By Rick Peterson
TopSports.news
TopSports.news founder and longtime local radio broadcaster Bill Griffin passed away peacefully early Monday morning at a local hospital at the age of 69.
Griffin was surrounded by wife Nancy and close friends at the time of his death after a 10-month battle with esophageal cancer.
Griffin grew up in the greater Kansas City area and played baseball and football at the University of Kansas before carving out a long multi-faceted business career in Topeka, including a stint as the general manager of the Heartland Park Topeka racing facility.
It was Griffin's brainchild in 2020 to launch TopSports.news, a website dedicated to Shawnee County high school and Washburn University sports, and he was the heart and soul of the organization from its debut on Jan. 1, 2021.
“The conversation about launching this website started about a year and a half before we actually made it to the webpage,” Griffin said in a 2021 interview with TK Business Magazine. "It then accelerated when we were at a brunch in Vegas.

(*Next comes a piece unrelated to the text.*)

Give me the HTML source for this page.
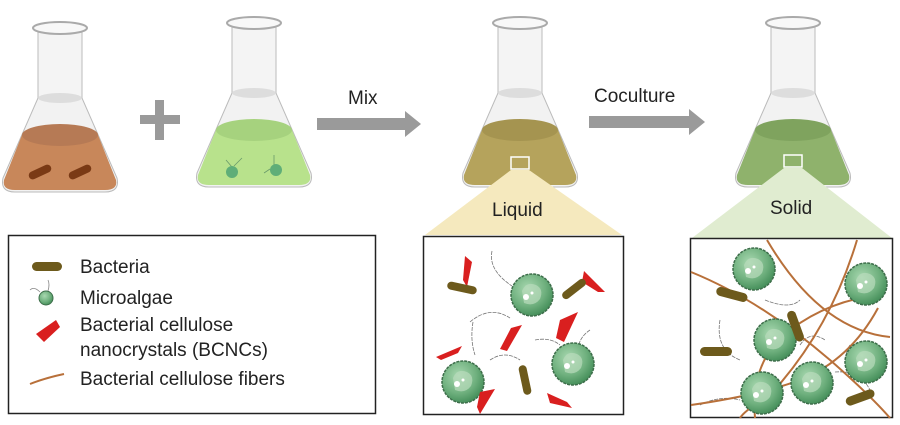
<!DOCTYPE html>
<html><head><meta charset="utf-8"><style>
body{margin:0;background:#fff}
svg{display:block}
text{font-family:"Liberation Sans",sans-serif;fill:#222}
</style></head><body>
<svg width="900" height="425" viewBox="0 0 900 425" xmlns="http://www.w3.org/2000/svg">
<defs>
<radialGradient id="alg" cx="0.4" cy="0.35" r="0.7">
<stop offset="0" stop-color="#a8d8b0"/><stop offset="0.6" stop-color="#6fb07e"/><stop offset="1" stop-color="#3f8a55"/>
</radialGradient>
<g id="cell"><circle r="21" fill="url(#alg)" stroke="#3d6e4a" stroke-width="1.5" stroke-dasharray="3 1"/><path d="M-10,-4 Q-6,-14 4,-10 Q12,-6 8,4 Q2,12 -8,8 Z" fill="#b9dcbc" opacity="0.7"/><circle cx="-6" cy="2" r="3" fill="#fff"/><circle cx="0" cy="-2" r="1.5" fill="#fff"/></g>
</defs>

<g transform="translate(60,20)">
<path d="M-22,78 L-57,158 Q-60,172 -45,172 L45,172 Q60,172 57,158 L22,78 Z" fill="#f2f2f2" stroke="#bbb"/>
<path d="M-38,115 L-56,160 Q-58,170 -45,170 L45,170 Q58,170 56,160 L38,115 Z" fill="#c8875a"/>
<ellipse cx="0" cy="115" rx="38" ry="11" fill="#b67a55"/>
<rect x="-22" y="8" width="44" height="70" fill="#f4f4f4" stroke="#bbb"/>
<ellipse cx="0" cy="78" rx="22" ry="5" fill="#ddd"/>
<ellipse cx="0" cy="8" rx="27" ry="6" fill="#f8f8f8" stroke="#aaa" stroke-width="2"/>
<rect x="-32" y="148" width="24" height="8" rx="4" fill="#7a3a15" transform="rotate(-25 -20 152)"/>
<rect x="8" y="148" width="24" height="8" rx="4" fill="#7a3a15" transform="rotate(-25 20 152)"/>
</g>
<g transform="translate(254,15)">
<path d="M-22,78 L-57,158 Q-60,172 -45,172 L45,172 Q60,172 57,158 L22,78 Z" fill="#f2f2f2" stroke="#bbb"/>
<path d="M-38,115 L-56,160 Q-58,170 -45,170 L45,170 Q58,170 56,160 L38,115 Z" fill="#b8e28c"/>
<ellipse cx="0" cy="115" rx="38" ry="11" fill="#a6d27e"/>
<rect x="-22" y="8" width="44" height="70" fill="#f4f4f4" stroke="#bbb"/>
<ellipse cx="0" cy="78" rx="22" ry="5" fill="#ddd"/>
<ellipse cx="0" cy="8" rx="27" ry="6" fill="#f8f8f8" stroke="#aaa" stroke-width="2"/>
<path d="M-28,145 L-22,152 M-12,143 L-20,151 M20,140 L20,150 M10,158 L16,154" stroke="#6a9a6a" stroke-width="0.8"/>
<circle cx="-22" cy="157" r="6" fill="#5fae78"/><circle cx="22" cy="155" r="6" fill="#5fae78"/>
</g>
<g transform="translate(520,15)">
<path d="M-22,78 L-57,158 Q-60,172 -45,172 L45,172 Q60,172 57,158 L22,78 Z" fill="#f2f2f2" stroke="#bbb"/>
<path d="M-38,115 L-56,160 Q-58,170 -45,170 L45,170 Q58,170 56,160 L38,115 Z" fill="#b5a35c"/>
<ellipse cx="0" cy="115" rx="38" ry="11" fill="#a59450"/>
<rect x="-22" y="8" width="44" height="70" fill="#f4f4f4" stroke="#bbb"/>
<ellipse cx="0" cy="78" rx="22" ry="5" fill="#ddd"/>
<ellipse cx="0" cy="8" rx="27" ry="6" fill="#f8f8f8" stroke="#aaa" stroke-width="2"/>
<rect x="-9" y="142" width="18" height="12" fill="none" stroke="#fff" stroke-width="1.5"/>
</g>
<g transform="translate(793,15)">
<path d="M-22,78 L-57,158 Q-60,172 -45,172 L45,172 Q60,172 57,158 L22,78 Z" fill="#f2f2f2" stroke="#bbb"/>
<path d="M-38,115 L-56,160 Q-58,170 -45,170 L45,170 Q58,170 56,160 L38,115 Z" fill="#8fb26c"/>
<ellipse cx="0" cy="115" rx="38" ry="11" fill="#7fa35e"/>
<rect x="-22" y="8" width="44" height="70" fill="#f4f4f4" stroke="#bbb"/>
<ellipse cx="0" cy="78" rx="22" ry="5" fill="#ddd"/>
<ellipse cx="0" cy="8" rx="27" ry="6" fill="#f8f8f8" stroke="#aaa" stroke-width="2"/>
<rect x="-9" y="140" width="18" height="12" fill="none" stroke="#fff" stroke-width="1.5"/>
</g>

<rect x="140" y="115" width="40" height="9" fill="#9a9a9a"/><rect x="155" y="100" width="9" height="40" fill="#9a9a9a"/>
<rect x="317" y="118" width="88" height="12" fill="#9a9a9a"/><polygon points="405,111 421,124 405,137" fill="#9a9a9a"/>
<text x="348" y="104" font-size="19">Mix</text>
<rect x="589" y="116" width="100" height="12" fill="#9a9a9a"/><polygon points="689,109 705,122 689,135" fill="#9a9a9a"/>
<text x="594" y="102" font-size="19">Coculture</text>

<polygon points="511,170 529,170 622,235 425,235" fill="#f5e9be"/>
<polygon points="784,168 802,168 892,238 692,238" fill="#e0ecd0"/>
<text x="492" y="216" font-size="19">Liquid</text>
<text x="770" y="214" font-size="19">Solid</text>

<rect x="8.5" y="235.5" width="367" height="178" fill="#fff" stroke="#222" stroke-width="1.5"/>
<rect x="32" y="262" width="30" height="9" rx="4.5" fill="#6d5a1c"/>
<text x="80" y="273" font-size="19">Bacteria</text>
<circle cx="46" cy="298" r="7" fill="url(#alg)" stroke="#3d6e4a"/>
<path d="M40,292 Q34,286 30,290 M48,291 Q50,284 48,280" stroke="#888" fill="none" stroke-width="0.8"/>
<text x="80" y="304" font-size="19">Microalgae</text>
<polygon points="36,334 56,320 60,327 44,342" fill="#d91f1f"/>
<text x="80" y="331" font-size="19">Bacterial cellulose</text>
<text x="80" y="356" font-size="19">nanocrystals (BCNCs)</text>
<path d="M30,384 Q45,378 64,374" stroke="#b8703a" stroke-width="2" fill="none"/>
<text x="80" y="385" font-size="19">Bacterial cellulose fibers</text>

<rect x="423.5" y="236.5" width="200" height="178" fill="#fff" stroke="#222" stroke-width="1.5"/>
<g stroke="#777" fill="none" stroke-width="0.8" stroke-dasharray="4 1">
<path d="M492,251 Q488,270 512,286"/><path d="M470,322 Q490,305 510,318"/><path d="M473,322 Q470,340 475,355"/>
<path d="M535,340 Q550,337 560,345"/><path d="M590,330 Q575,340 578,360"/><path d="M490,360 Q505,350 520,360"/>
</g>
<use href="#cell" x="532" y="295"/>
<use href="#cell" x="573" y="364"/>
<use href="#cell" x="463" y="382"/>
<g fill="#d91f1f">
<polygon points="465,256 472,262 467,287 463,280"/><polygon points="584,271 605,292 598,292 582,282"/>
<polygon points="511,328 522,325 507,351 500,349"/><polygon points="560,320 578,312 564,342 556,338"/>
<polygon points="436,357 462,346 458,353 441,360"/><polygon points="480,392 495,389 480,414 477,407"/>
<polygon points="547,393 567,402 572,408 550,403"/>
</g>
<rect x="447" y="284" width="30" height="8" rx="4" fill="#6d5a1c" transform="rotate(12 462 288)"/>
<rect x="560" y="285" width="28" height="8" rx="4" fill="#6d5a1c" transform="rotate(-38 574 289)"/>
<rect x="510" y="376" width="30" height="8" rx="4" fill="#6d5a1c" transform="rotate(78 525 380)"/>

<rect x="690.5" y="238.5" width="202" height="179" fill="#fff" stroke="#222" stroke-width="1.5"/>
<g stroke="#777" fill="none" stroke-width="0.8" stroke-dasharray="4 1">
<path d="M765,300 Q790,310 800,300"/><path d="M720,320 Q715,350 740,360"/><path d="M850,345 Q840,360 855,375"/>
<path d="M800,345 Q810,330 825,340"/><path d="M835,372 Q860,370 870,390"/><path d="M700,405 Q720,395 740,400"/>
</g>
<g stroke="#b8703a" stroke-width="2" fill="none">
<path d="M691,272 Q760,300 830,360 Q870,395 890,418"/>
<path d="M767,240 Q820,330 890,337"/>
<path d="M857,240 Q830,330 770,395 Q745,410 740,418"/>
<path d="M691,405 Q760,395 800,380 Q850,360 878,308"/>
<path d="M755,418 Q750,360 790,330 Q830,300 880,295"/>
</g>
<use href="#cell" x="754" y="269"/>
<use href="#cell" x="866" y="284"/>
<use href="#cell" x="775" y="340"/>
<use href="#cell" x="866" y="362"/>
<use href="#cell" x="762" y="393"/>
<use href="#cell" x="812" y="383"/>
<rect x="716" y="290" width="32" height="9" rx="4.5" fill="#6d5a1c" transform="rotate(15 732 294)"/>
<rect x="780" y="322" width="32" height="9" rx="4.5" fill="#6d5a1c" transform="rotate(70 796 326)"/>
<rect x="700" y="347" width="32" height="9" rx="4.5" fill="#6d5a1c"/>
<rect x="845" y="393" width="30" height="9" rx="4.5" fill="#6d5a1c" transform="rotate(-20 860 397)"/>
</svg>
</body></html>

While we were there, we said, ‘Let’s take a hard look at doing this.’
“From my side of it, it looked like there was an open opportunity in the market for someone to step in and take over coverage of high school sports.”
Griffin also put together a 30-year career broadcasting high school sports with Hall of Famer Mike Manns, with Griffin continuing to broadcast games during his cancer fight, working his final high school basketball doubleheader last Tuesday.
Manns, who was with Griffin at the time of his death, said his longtime broadcast partner was a perfectionist in everything he did.
"Even if he made a little mistake he just knocked himself out, feeling bad about making a mistake and making sure he never ever made that mistake again,'' Manns said. "He told me one time, 'This is something I really enjoy, I love doing games and I wouldn't want to be doing anything else with my life right now than doing games.'
"When we were up at Holton (this past fall) doing that (Hayden) football game, and I'll never forget this, he told me after the game, 'Mike, you're not going to believe this, but during that game I forgot I had cancer.' ''
Griffin was highly respected by local coaches, school administrators and sports fans during his long career.
"We lost a great person today,'' Hall of Fame Washburn Rural coach Kevin Bordewick said. "The athletes past and present should know what he did behind the scenes with announcing, with TopSports and with the Shawnee County Sports Awards and Hall of Fame. He did a heck of a lot that people don't realize.''
A celebration of life ceremony for Griffin is being planned and will be announced in the near future.